AT the time of publication it will be still only be July 7 but some readers will have already experienced over 40 degrees Fahrenheit and with no rain yet forecast.
Will we get rain or not? Will we continue to have no or little rain until the autumn, it’s anyone’s guess. For sure the monthly thunderstorms of the early 90’s are a thing of the past and the ‘Gota Frias’ of mid-September are now most likely to be one or two months later.
With a generally mature garden we only started watering the flower garden on the first of June and then only where necessary once a week.
The main thing is that we are coaching roots to search for nutrients and water, not giving it to them on a plate. This way they develop good root systems which will reduce our gardening efforts in the future.
Already the considerable shade we have in the garden from high trees and hedges is invaluable. Deep shade becomes the outdoor workshop as well as the place for lunch, siestas, reading newspapers and books and thinking about the content of newspaper articles and new books.

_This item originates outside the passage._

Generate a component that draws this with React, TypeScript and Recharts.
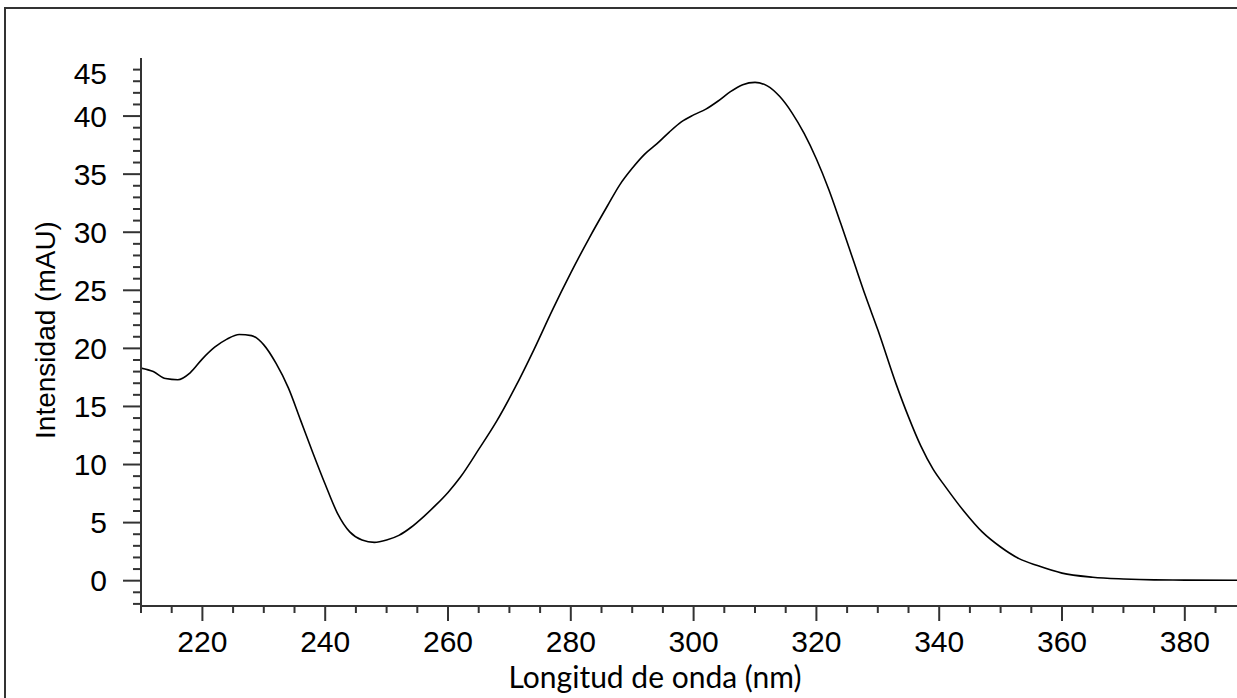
import React from 'react';
import { Line, LineChart, XAxis, YAxis } from 'recharts';

// wavelength (nm) and absorbance (mAU)
const WAVELENGTH = [
  210, 212, 214, 216, 218, 220, 222, 224, 226, 228, 230, 232, 234, 236, 238, 240, 242, 244, 246, 248,
  250, 252, 254, 256, 258, 260, 262, 265, 268, 271, 274, 277, 280, 283, 286, 288, 290, 292, 294, 296,
  298, 300, 302, 304, 306, 308, 310, 312, 314, 316, 318, 320, 322, 324, 326, 328, 330, 333, 335, 337,
  339, 341, 344, 347, 350, 353, 356, 360, 365, 370, 375, 380, 388.5,
];
const INTENSITY = [
  18.3, 18.0, 17.4, 17.3, 17.9, 19.1, 20.1, 20.8, 21.2, 21.1, 20.3, 18.7, 16.6, 13.8, 11.0, 8.3, 5.8, 4.2, 3.5, 3.3,
  3.5, 3.9, 4.6, 5.5, 6.5, 7.6, 8.9, 11.3, 13.8, 16.7, 19.9, 23.3, 26.5, 29.5, 32.3, 34.1, 35.5, 36.7, 37.6, 38.6,
  39.5, 40.1, 40.6, 41.3, 42.1, 42.7, 42.9, 42.6, 41.7, 40.3, 38.5, 36.3, 33.7, 30.7, 27.6, 24.5, 21.6, 16.9, 14.1, 11.6,
  9.6, 8.1, 6.0, 4.2, 2.9, 1.9, 1.3, 0.65, 0.3, 0.15, 0.07, 0.05, 0.04,
];

const X_LABELS = [220, 240, 260, 280, 300, 320, 340, 360, 380];
const Y_LABELS = [0, 5, 10, 15, 20, 25, 30, 35, 40, 45];

const X_DOMAIN: [number, number] = [210, 388.5];
const Y_DOMAIN: [number, number] = [-2.18, 45];

const data = WAVELENGTH.map((w, i) => ({ w, v: INTENSITY[i] }));

// every 5 nm / every 1 mAU gets a tick, labelled ones are drawn longer
const xTicks: number[] = [];
for (let t = 210; t <= 385; t += 5) xTicks.push(t);
const yTicks: number[] = [];
for (let t = -2; t <= 45; t += 1) yTicks.push(t);

const AXIS = '#333';
const TICK_FONT = { fontFamily: '"Liberation Sans", Arial, sans-serif', fontSize: 30, fill: '#000' };

function YTick({ x, y, payload }: any) {
  const v = payload.value as number;
  const major = Y_LABELS.includes(v);
  const len = major ? 18 : 8;
  return (
    <g>
      {v !== 45 && <line x1={x - len} x2={x} y1={y} y2={y} stroke={AXIS} strokeWidth={2} />}
      {major && (
        <text x={x - 34} y={v === 45 ? y + 15 : y} textAnchor="end" dominantBaseline="central" {...TICK_FONT}>
          {v}
        </text>
      )}
    </g>
  );
}

function XTick({ x, y, payload }: any) {
  const v = payload.value as number;
  const major = X_LABELS.includes(v);
  const len = major ? 15 : 7;
  return (
    <g>
      <line x1={x} x2={x} y1={y} y2={y + len} stroke={AXIS} strokeWidth={2} />
      {major && (
        <text x={x} y={y + 35} textAnchor="middle" dominantBaseline="central" {...TICK_FONT}>
          {v}
        </text>
      )}
    </g>
  );
}

export default function App() {
  return (
    <div style={{ position: 'absolute', left: 0, top: 0, width: 1237, height: 698, background: '#fff' }}>
      <div
        style={{
          position: 'absolute',
          left: 4,
          top: 7,
          right: 0,
          bottom: 0,
          borderTop: '2px solid #333',
          borderLeft: '2px solid #333',
        }}
      />
      <LineChart
        width={1237}
        height={698}
        data={data}
        margin={{ top: 58, right: 0, bottom: 0, left: 0 }}
        style={{ position: 'absolute', left: 0, top: 0 }}
      >
        <XAxis
          type="number"
          dataKey="w"
          domain={X_DOMAIN}
          allowDataOverflow
          ticks={xTicks}
          interval={0}
          height={92}
          tickSize={0}
          tickMargin={0}
          tickLine={false}
          axisLine={{ stroke: AXIS, strokeWidth: 2 }}
          tick={<XTick />}
          label={{
            content: () => (
              <text
                x={655}
                y={676}
                textAnchor="middle"
                dominantBaseline="central"
                fontFamily="Lato, sans-serif"
                fontSize={30}
                fill="#000"
              >
                Longitud de onda (nm)
              </text>
            ),
          }}
        />
        <YAxis
          type="number"
          domain={Y_DOMAIN}
          allowDataOverflow
          ticks={yTicks}
          interval={0}
          width={141}
          tickSize={0}
          tickMargin={0}
          tickLine={false}
          axisLine={{ stroke: AXIS, strokeWidth: 2 }}
          tick={<YTick />}
          label={{
            content: () => (
              <text
                x={45}
                y={330}
                transform="rotate(-90, 45, 330)"
                textAnchor="middle"
                dominantBaseline="central"
                fontFamily='"Liberation Sans", Arial, sans-serif'
                fontSize={28}
                fill="#000"
              >
                Intensidad (mAU)
              </text>
            ),
          }}
        />
        <Line
          type="monotone"
          dataKey="v"
          stroke="#000"
          strokeWidth={1.6}
          dot={false}
          isAnimationActive={false}
        />
      </LineChart>
    </div>
  );
}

Apart from going indoors to sleep, the interior of the house is rarely visited and when it is it is a cool below 20 degrees centigrade temperature and the wooden shutters are closed all day to keep the sun out in traditional Spanish style. Once the sun is down shutters and windows can be opened to achieve a night time cooling breeze across the bedroom.
Having come to Spain 25 years ago we became accustomed and acclimatised to living without air conditioning or indeed winter central heating.
We came for the generally liveable climate and did not attempt to establish an expensive electricity driven artificial UK office and home and climates.
Likewise generally we chose plants that caused few summer problems and work.
For those who live in apartments blinds and awnings transform the life for persons, pets, and plants. As explained and illustrated in our book Apartment Gardening Mediterranean Style awnings and blinds make growing of a wide assortment of flowering plants, herbs, fruit and vegetables very possible, indeed easy if you read and take on board the practical advice given.
Lastly dust the sunhat off and wear it when working and wandering around the garden after 10am until sundown. Do most of the essential summer garden work between 6am and 10am plus watering in the evening as the sun goes down. An afternoon siesta will enable you to catch up on sleep and restore energy levels for evening social life.
So be prepared to enjoy the Spanish summer. Correctly planned it can be enjoyed without escaping to the unpredictable weather of northern and central Europe.